Set down, exactly as they appear, the lines from the line holding "Rebuild this chart" through the line holding "const rightTicks = [0, 5, 10, 15, 20];", inclusive; output nothing outside that range.

GIVEN DATA:
· · · · ·
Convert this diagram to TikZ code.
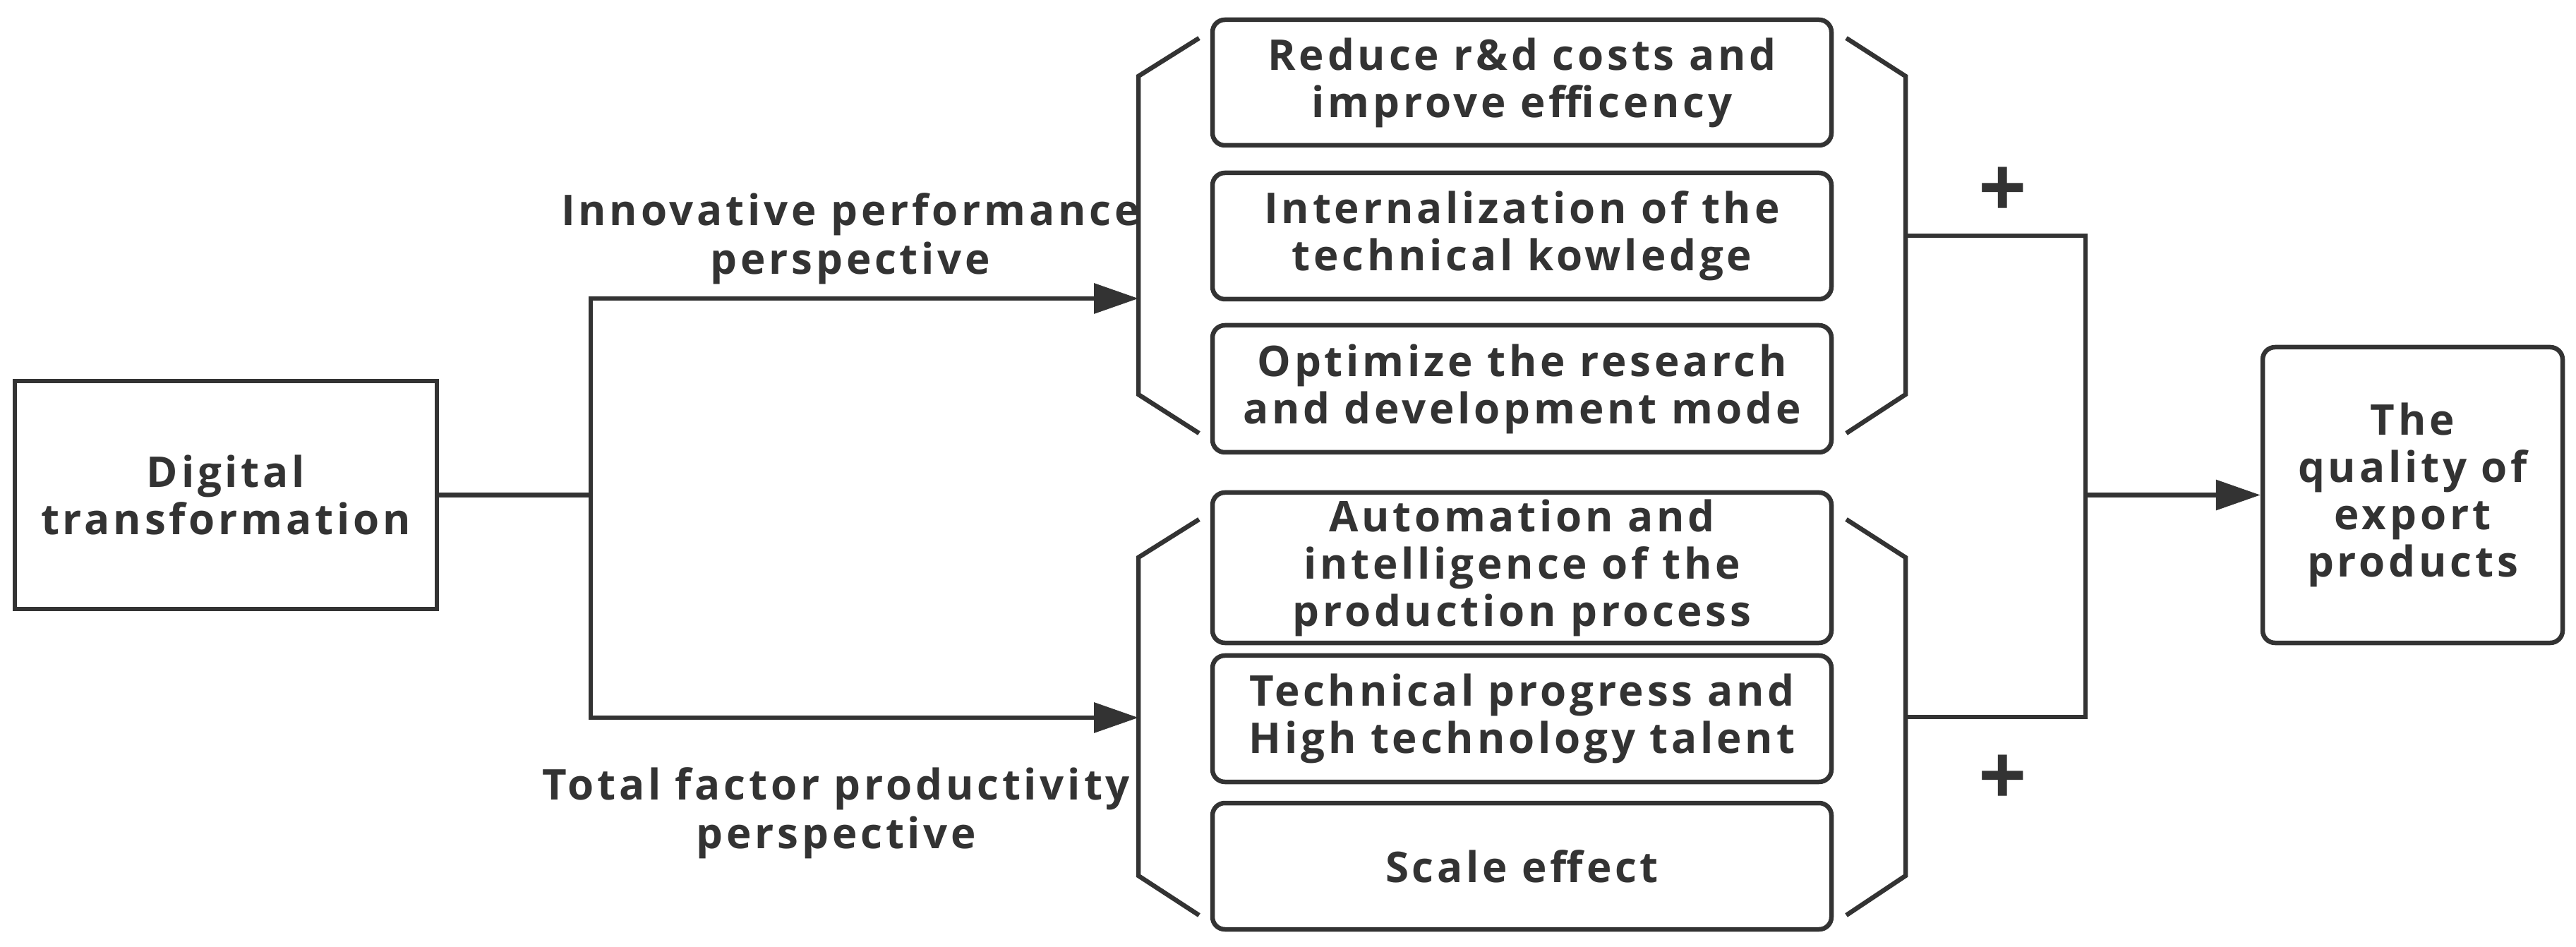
· · · · ·
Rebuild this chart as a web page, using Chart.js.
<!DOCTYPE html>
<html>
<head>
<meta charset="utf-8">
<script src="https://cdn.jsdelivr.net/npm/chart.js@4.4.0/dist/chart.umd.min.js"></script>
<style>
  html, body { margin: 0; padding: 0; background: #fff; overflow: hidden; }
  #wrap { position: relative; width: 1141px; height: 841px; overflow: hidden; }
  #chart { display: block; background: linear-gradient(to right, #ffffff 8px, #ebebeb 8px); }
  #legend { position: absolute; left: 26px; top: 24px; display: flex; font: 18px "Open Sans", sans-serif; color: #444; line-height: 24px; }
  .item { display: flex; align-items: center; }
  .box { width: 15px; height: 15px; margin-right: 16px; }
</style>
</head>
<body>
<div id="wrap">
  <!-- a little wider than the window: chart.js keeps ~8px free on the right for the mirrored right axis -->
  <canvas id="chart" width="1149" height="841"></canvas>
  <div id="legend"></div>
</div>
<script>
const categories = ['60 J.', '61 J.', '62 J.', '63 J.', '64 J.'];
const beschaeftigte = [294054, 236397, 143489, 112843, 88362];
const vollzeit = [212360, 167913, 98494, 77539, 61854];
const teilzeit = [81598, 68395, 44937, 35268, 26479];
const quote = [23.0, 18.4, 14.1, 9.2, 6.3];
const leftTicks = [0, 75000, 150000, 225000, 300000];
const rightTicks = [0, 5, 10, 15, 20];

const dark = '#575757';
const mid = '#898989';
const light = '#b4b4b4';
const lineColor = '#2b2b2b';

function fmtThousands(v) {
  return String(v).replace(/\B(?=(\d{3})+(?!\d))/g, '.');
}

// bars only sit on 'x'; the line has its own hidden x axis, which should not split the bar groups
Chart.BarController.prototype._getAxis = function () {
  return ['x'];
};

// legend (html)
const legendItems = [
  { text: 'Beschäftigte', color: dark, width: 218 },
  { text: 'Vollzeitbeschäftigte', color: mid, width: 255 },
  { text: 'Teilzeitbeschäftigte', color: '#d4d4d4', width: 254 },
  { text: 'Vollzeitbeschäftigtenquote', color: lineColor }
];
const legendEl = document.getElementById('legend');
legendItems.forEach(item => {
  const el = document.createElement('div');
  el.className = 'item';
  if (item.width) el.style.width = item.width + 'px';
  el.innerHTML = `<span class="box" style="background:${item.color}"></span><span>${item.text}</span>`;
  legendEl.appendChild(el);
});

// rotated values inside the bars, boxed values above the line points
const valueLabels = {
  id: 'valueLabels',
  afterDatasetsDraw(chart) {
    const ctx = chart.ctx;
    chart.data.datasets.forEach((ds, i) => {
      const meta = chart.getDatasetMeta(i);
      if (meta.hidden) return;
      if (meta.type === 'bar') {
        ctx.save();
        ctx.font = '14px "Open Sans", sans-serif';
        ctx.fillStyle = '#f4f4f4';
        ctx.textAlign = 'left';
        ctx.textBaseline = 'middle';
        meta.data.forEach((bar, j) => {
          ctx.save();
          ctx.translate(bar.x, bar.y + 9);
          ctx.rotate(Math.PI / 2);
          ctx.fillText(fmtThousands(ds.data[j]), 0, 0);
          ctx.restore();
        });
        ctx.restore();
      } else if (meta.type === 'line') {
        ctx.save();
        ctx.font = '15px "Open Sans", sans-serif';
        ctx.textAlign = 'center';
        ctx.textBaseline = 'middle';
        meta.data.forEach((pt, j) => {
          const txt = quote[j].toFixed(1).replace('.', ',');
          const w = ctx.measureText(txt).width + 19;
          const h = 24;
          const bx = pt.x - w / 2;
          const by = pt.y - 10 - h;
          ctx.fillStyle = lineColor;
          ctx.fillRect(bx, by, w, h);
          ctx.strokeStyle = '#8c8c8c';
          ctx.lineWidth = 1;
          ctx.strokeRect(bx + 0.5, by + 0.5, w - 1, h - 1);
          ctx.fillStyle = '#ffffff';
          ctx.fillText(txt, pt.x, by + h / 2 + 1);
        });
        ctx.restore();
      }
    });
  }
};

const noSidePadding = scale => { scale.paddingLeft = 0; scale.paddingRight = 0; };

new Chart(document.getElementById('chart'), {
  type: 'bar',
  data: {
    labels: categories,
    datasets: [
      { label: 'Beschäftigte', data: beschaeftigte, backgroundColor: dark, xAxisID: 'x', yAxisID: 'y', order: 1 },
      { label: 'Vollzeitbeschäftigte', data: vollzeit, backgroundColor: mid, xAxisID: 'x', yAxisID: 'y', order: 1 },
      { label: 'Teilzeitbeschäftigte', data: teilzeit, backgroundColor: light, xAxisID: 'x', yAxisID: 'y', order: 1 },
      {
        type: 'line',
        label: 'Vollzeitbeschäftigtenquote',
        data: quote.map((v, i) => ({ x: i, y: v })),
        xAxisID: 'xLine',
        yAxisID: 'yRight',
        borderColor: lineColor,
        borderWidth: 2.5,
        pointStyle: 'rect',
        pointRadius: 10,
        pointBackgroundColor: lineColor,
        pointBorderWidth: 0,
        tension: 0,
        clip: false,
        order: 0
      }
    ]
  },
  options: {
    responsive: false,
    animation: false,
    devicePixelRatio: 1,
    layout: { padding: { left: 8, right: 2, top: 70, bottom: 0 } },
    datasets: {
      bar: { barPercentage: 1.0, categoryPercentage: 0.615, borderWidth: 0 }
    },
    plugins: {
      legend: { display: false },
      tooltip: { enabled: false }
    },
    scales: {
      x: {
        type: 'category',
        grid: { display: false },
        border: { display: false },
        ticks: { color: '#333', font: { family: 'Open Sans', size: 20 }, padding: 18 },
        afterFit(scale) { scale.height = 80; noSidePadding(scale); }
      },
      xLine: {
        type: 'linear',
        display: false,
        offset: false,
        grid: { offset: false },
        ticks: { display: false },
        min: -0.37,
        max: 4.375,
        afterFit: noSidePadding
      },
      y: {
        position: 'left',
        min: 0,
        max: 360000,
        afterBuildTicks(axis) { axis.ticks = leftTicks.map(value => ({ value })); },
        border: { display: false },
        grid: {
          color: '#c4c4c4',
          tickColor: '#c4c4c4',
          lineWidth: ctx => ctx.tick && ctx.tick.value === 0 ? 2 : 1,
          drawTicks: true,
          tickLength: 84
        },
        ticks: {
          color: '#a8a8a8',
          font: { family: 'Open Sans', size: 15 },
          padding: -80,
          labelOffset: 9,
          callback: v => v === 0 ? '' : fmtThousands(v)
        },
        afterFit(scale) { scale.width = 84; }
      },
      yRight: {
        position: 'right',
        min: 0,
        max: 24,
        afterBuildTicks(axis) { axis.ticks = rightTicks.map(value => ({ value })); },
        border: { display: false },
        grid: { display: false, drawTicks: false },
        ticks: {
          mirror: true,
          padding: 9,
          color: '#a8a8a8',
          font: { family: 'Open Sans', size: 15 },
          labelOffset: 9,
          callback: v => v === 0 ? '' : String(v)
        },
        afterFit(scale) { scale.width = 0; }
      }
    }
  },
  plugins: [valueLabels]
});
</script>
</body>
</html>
· · · · ·
FULL RESPONSE:
Rebuild this chart as a web page, using Chart.js.
<!DOCTYPE html>
<html>
<head>
<meta charset="utf-8">
<script src="https://cdn.jsdelivr.net/npm/chart.js@4.4.0/dist/chart.umd.min.js"></script>
<style>
  html, body { margin: 0; padding: 0; background: #fff; overflow: hidden; }
  #wrap { position: relative; width: 1141px; height: 841px; overflow: hidden; }
  #chart { display: block; background: linear-gradient(to right, #ffffff 8px, #ebebeb 8px); }
  #legend { position: absolute; left: 26px; top: 24px; display: flex; font: 18px "Open Sans", sans-serif; color: #444; line-height: 24px; }
  .item { display: flex; align-items: center; }
  .box { width: 15px; height: 15px; margin-right: 16px; }
</style>
</head>
<body>
<div id="wrap">
  <!-- a little wider than the window: chart.js keeps ~8px free on the right for the mirrored right axis -->
  <canvas id="chart" width="1149" height="841"></canvas>
  <div id="legend"></div>
</div>
<script>
const categories = ['60 J.', '61 J.', '62 J.', '63 J.', '64 J.'];
const beschaeftigte = [294054, 236397, 143489, 112843, 88362];
const vollzeit = [212360, 167913, 98494, 77539, 61854];
const teilzeit = [81598, 68395, 44937, 35268, 26479];
const quote = [23.0, 18.4, 14.1, 9.2, 6.3];
const leftTicks = [0, 75000, 150000, 225000, 300000];
const rightTicks = [0, 5, 10, 15, 20];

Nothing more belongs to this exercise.